Now let’s take a look at the same dataset split into two temporal populations- one population comprised of the performances from 1967-2000 and another population of performances from 2001-2014, the populations that Graydon analyzed. Presented below is the same plot as above with these two populations shown in red (1967-2000) and blue (2001-2014).
Here we have the following observations:
- None of the performances in 1967-2000 population are within 2% of the current world record, i.e the world record time has decreased by about 2% over the last 14 years.
- Nearly all of the sub-3% back performances are from the 2001-2014 population and this population is significantly younger than either the dataset taken in it’s entirety or of either of the sub-populations. The average age of the sub-3% back population is 26.95 years.
- The average age of the sub-2% back population is 27.1, about the same as the sub-3% back population, but the average age of the sub-1% population is significantly higher at 29.7 years.
Points 2 and 3 above indicate that Alex’s prediction of a younger than 30 year old sub-2 hour marathoner may not be entirely supported by the data. As the performance progression proceeds from sub-3% back to sub-1% back, the average age is increasing significantly and may be indicative of the maturing of those 21-25 year olds that show exceptional promise (sub-3% back or less) toward their peak somewhere around 30 years of age. Of course the size of the sub-1% back population is small (11) compared to the sub-2% back (62) and sub-3% back (192) populations. Statistically the error is inversely functional with the square root of n (sample size) so the error associated with the 1% back population is much larger than that of the other two comparison populations.
Now let’s see if the “Wanjiru effect” mentioned above is supported by a more granular look at the data. Presented below is, once again, the same plot as previously only now the populations are divided into the pre-2008 group and the post-2008 group as Alex has done for the top 100 marathon times in each year. Here we are aggregating all years for each group but at the same time attaining a higher statistical power.
We have the following observations:
- An overwhelming majority of the “young and fast” times have occurred since 2008- this is what Alex calls the “Wanjiru effect”- perhaps due to younger runners moving into the marathon event earlier than was typical prior to 2008.
- The average age of the sub-3% back group from the 2009-2014 population is 26.6 years whereas the average age of the sub-3% back group from the 1967-2008 population is 28.2 years. This is a significant (1.6 year) difference and supports the assertion that elite marathoners are getting both faster and younger; this is perhaps the strongest support for Alex’s “early twenties” future sub-2 hour marathoner.

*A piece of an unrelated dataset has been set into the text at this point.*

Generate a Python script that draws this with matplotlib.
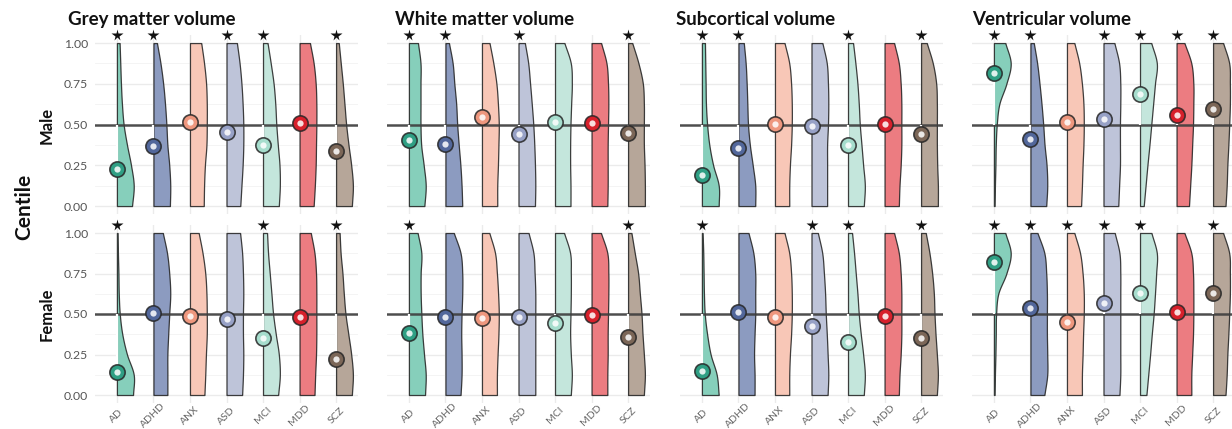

Aggregated data for elite-level marathon times indicates that a late 20’s to early 30’s age is currently “optimal”, however, since 2008, elite-level (sub-3% back from the world record) performances are showing a significant shift to younger ages when compared to the pre-2008 elite-level population. This trend, if it should continue, will clearly yield an increasing population of “young” marathoners, some of whom, on the right day, could take down the world record…. or go sub-2 hours?